When you write something worth reading — something that will help your audience in some way and that won’t bore them in the process — you dramatically increase the chances that people will decide to share your content with their audience in their blogs. Or, through their social media channels. This kind of sharing results in great backlinks.
You can encourage this kind of sharing by doing good distribution of your content through social media. Let your audience know when you publish something. Ask them to share it with their audience, too. When you post to social media, make sure you offer an enticing reason for people to click through to read what you’ve written. The best way to do that is to tease one of the benefits in the copy of your social media post.
Writing good content and distributing it are just the first steps. You have plenty of other options that will attract backlinks to your site.
Here are just three low-stress methods you can use …
Be Available for Interviews
Spend some time searching the Internet for people who feature interviews with professionals. Develop a list of those sites, and then develop a list of topics you would feel comfortable speaking about that would appeal to members of your target audience.
Begin reaching out to the owners of those sites with a low-pressure message. Let them know about a past interview you enjoyed. Let them know you’re available for interviews. Tell them a bit about your area of expertise and why you think you’d be a good fit.
Follow up once or twice, and if you don’t hear back, move on to the next.
Search for Round-Ups Featuring People Like You
Another good technique is to search for round-up articles that feature people like you. If you write for the sports industry, you might do a search for “list” + “marketers” + “sports.” See what turns up. Read through the top 10 or 20 and take note of the ones where you could see yourself on the list, too.
Reach out to the writer and let them know you enjoyed their list, especially since you’re part of the group they were featuring. Share a few of your best accomplishments and ask if they would be interested in featuring you, as well.

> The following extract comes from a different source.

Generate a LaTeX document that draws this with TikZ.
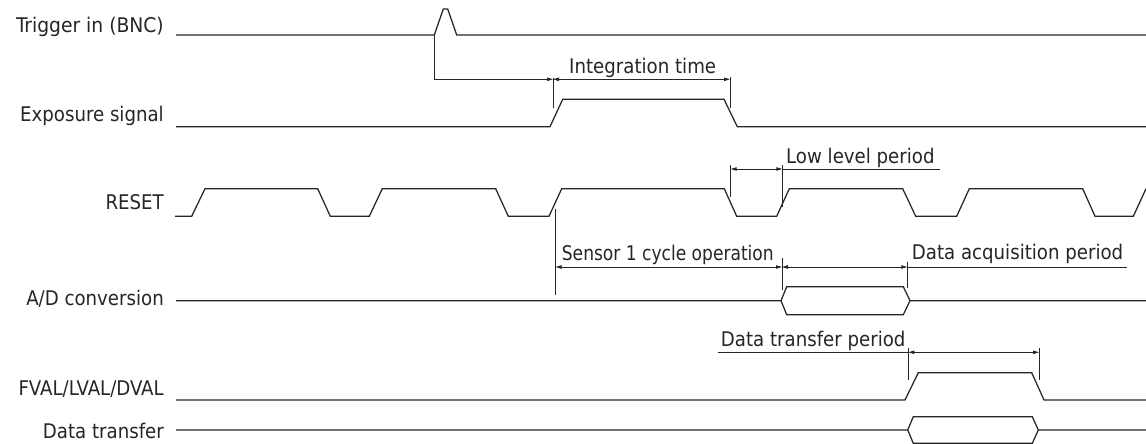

Let People Know What You’re Saying About Them
If there are specific sites you’d like to receive a backlink from, start reading everything the site publishes.
Find good ideas and good quotes from their blog posts and use them in your own blogs, providing proper accreditation with a link back to the original source.
Then when you publish, just send a quick email to the author of the post you cited and say something to the effect of, “Hey I really enjoyed this article. So much that I quoted it in my recent post.” And then share your link.
Will everyone you reach out to in these ways give you a backlink? No. But some of them will, and those links will be very helpful for getting you found by your target audience and getting you ranked on Google and other search engines.